BERLIN: Lawyers representing the families of a large group of victims of last year’s Paris Concorde crash said on Thursday they hoped to reach a deal with Air France next month and avoid a damages claim in US courts.
German lawyer Gerhardt Baum, who met other representatives of victims’ relatives in Berlin on Thursday, said that the great majority of their clients were still hopeful for an out-of-court deal.
“An offer is already in front of the lawyers which isorientated to U.S Standards and above all bears in mind the claim to psychological damages which is protected by US law,” Baum’s office said in a statement. “The offers from Air France are being negotiated at present. We expect a conclusion to the negotiations in February.”
Baum, a former German interior minister, said as long as there was hope for an agreement the group of lawyers, who he said together represented 95 percent of the 113 victims of the crash in July, saw no necessity for “a risky, expensive, lengthy” suit in the United States.
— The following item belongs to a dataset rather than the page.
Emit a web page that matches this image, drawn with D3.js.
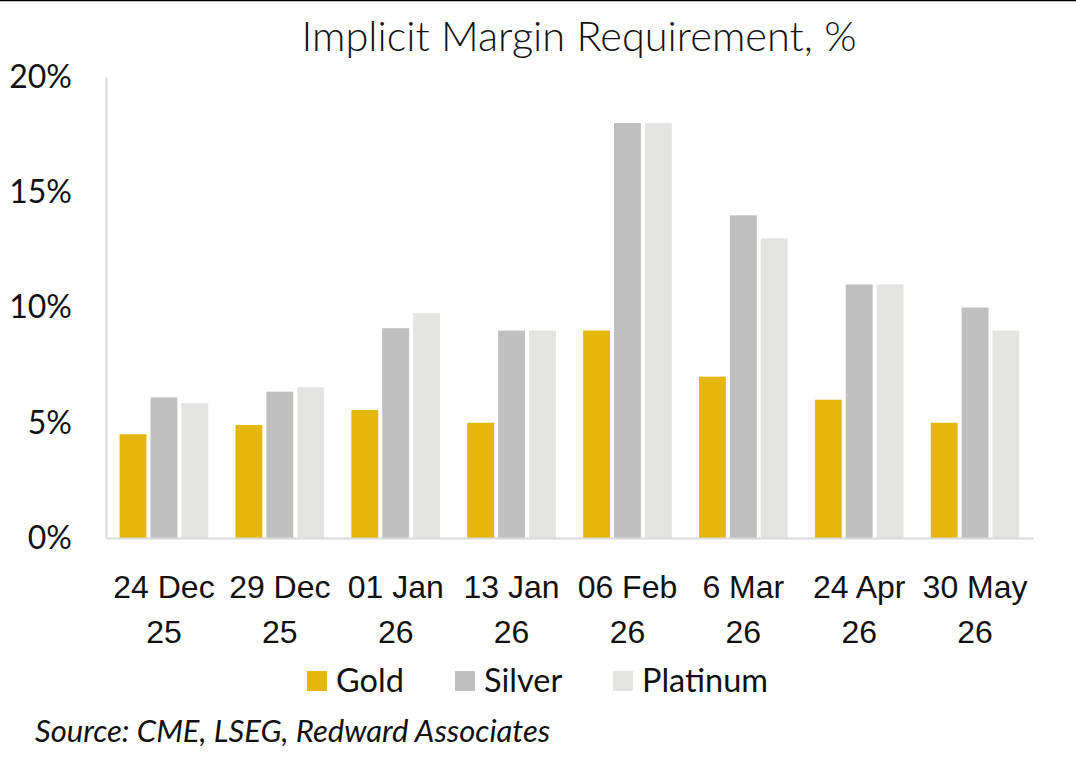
<!DOCTYPE html>
<html><head><meta charset="utf-8">
<script src="https://cdn.jsdelivr.net/npm/d3@7"></script>
<style>
html,body{margin:0;padding:0;background:#fff;}
svg{display:block;font-family:Lato,"Open Sans",sans-serif;}
</style></head>
<body>
<svg id="chart" width="1076" height="761"></svg>
<script>
const categories = [["24 Dec","25"],["29 Dec","25"],["01 Jan","26"],["13 Jan","26"],["06 Feb","26"],["6 Mar","26"],["24 Apr","26"],["30 May","26"]];
const seriesNames = ["Gold","Silver","Platinum"];
const gold     = [4.5, 4.9, 5.55, 5.0, 9.0, 7.0, 6.0, 5.0];
const silver   = [6.1, 6.35, 9.1, 9.0, 18.0, 14.0, 11.0, 10.0];
const platinum = [5.85, 6.55, 9.75, 9.0, 18.0, 13.0, 11.0, 9.0];
const yTicks = [0, 5, 10, 15, 20];
const colors = ["#e5b70c", "#bfbfbf", "#e3e3e1"];

const svg = d3.select("#chart");
const margin = {left:106, right:43, top:77, bottom:223};
const W = 1076, H = 761;
const x0 = d3.scaleBand().domain(d3.range(categories.length)).range([margin.left, W - margin.right]).paddingInner(0.235).paddingOuter(0.1175);
const x1 = d3.scaleBand().domain(seriesNames).range([0, x0.bandwidth()]).paddingInner(0.13);
const y = d3.scaleLinear().domain([0, 20]).range([H - margin.bottom, margin.top]);

// top border line
svg.append("line").attr("x1",0).attr("x2",W).attr("y1",0.5).attr("y2",0.5).attr("stroke","#000").attr("stroke-width",1.5);

// title
svg.append("text").attr("x", 579).attr("y", 51).attr("text-anchor","middle")
  .attr("font-size", 41.5).attr("font-weight", 300).attr("fill","#111").text("Implicit Margin Requirement, %");

const data = [gold, silver, platinum];
const groups = svg.append("g").selectAll("g").data(categories).join("g")
  .attr("transform", (d,i)=>`translate(${x0(i)},0)`);
groups.selectAll("rect").data((d,i)=>seriesNames.map((s,k)=>({s, v:data[k][i], c:colors[k]})))
  .join("rect")
  .attr("x", d=>x1(d.s)).attr("width", x1.bandwidth())
  .attr("y", d=>y(d.v)).attr("height", d=>y(0)-y(d.v)).attr("fill", d=>d.c);

// y axis
const yAxis = svg.append("g").attr("transform",`translate(${margin.left},0)`)
  .call(d3.axisLeft(y).tickValues(yTicks).tickFormat(d=>d+"%").tickSize(0).tickPadding(34));
yAxis.select(".domain").attr("stroke","#d9d9d9").attr("stroke-width",2);
yAxis.selectAll("text").attr("font-size",32).attr("fill","#111").attr("font-family","Lato,'Open Sans',sans-serif");

// x axis baseline
const xAxis = svg.append("g").attr("transform",`translate(0,${y(0)})`)
  .call(d3.axisBottom(x0).tickSize(0).tickFormat(""));
xAxis.select(".domain").attr("stroke","#d9d9d9").attr("stroke-width",2);
xAxis.selectAll(".tick").each(function(d){
  const t = d3.select(this).append("text").attr("text-anchor","middle").attr("fill","#111").attr("font-size",32);
  t.append("tspan").attr("x",0).attr("y",60).text(categories[d][0]);
  t.append("tspan").attr("x",0).attr("y",105).text(categories[d][1]);
});

// legend
const legendX = [307, 455, 613];
const lg = svg.append("g").selectAll("g").data(seriesNames).join("g")
  .attr("transform",(d,i)=>`translate(${legendX[i]},671)`);
lg.append("rect").attr("width",20).attr("height",20).attr("fill",(d,i)=>colors[i]);
lg.append("text").attr("x",29).attr("y",21).attr("font-size",32.5).attr("fill","#111").text(d=>d);

// source
svg.append("text").attr("x",35).attr("y",742).attr("font-size",31).attr("font-style","italic").attr("fill","#111")
  .text("Source: CME, LSEG, Redward Associates");
</script>
</body></html>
Relatives of three German victims of the crash filed a suit in New York on Tuesday against operator Air France, Continental Airlines Inc., and several manufacturers.
The suit seeks unspecified damages and charges that each company may be partly responsible for the crash that killed all 109 people on board, and four on the ground in a hotel in the suburb of Gonesse, outside Paris.
Filing suit in the United States creates the potential for far greater damage awards than could be expected in Europe. Most of the Concorde passengers were German tourists on the first leg of a Caribbean cruise vacation.
The son of a German man killed in the crash previously filed a suit against Air France, Continental and others in a Miami federal court in September.
French investigators have said the supersonic Concorde rolled over a thin metal strip that dropped on to the runway from a Continental aircraft. A tyre burst, blasting fragments into the fuel tank, which caught fire and caused the fiery crash shortly after takeoff from Charles de Gaulle airport.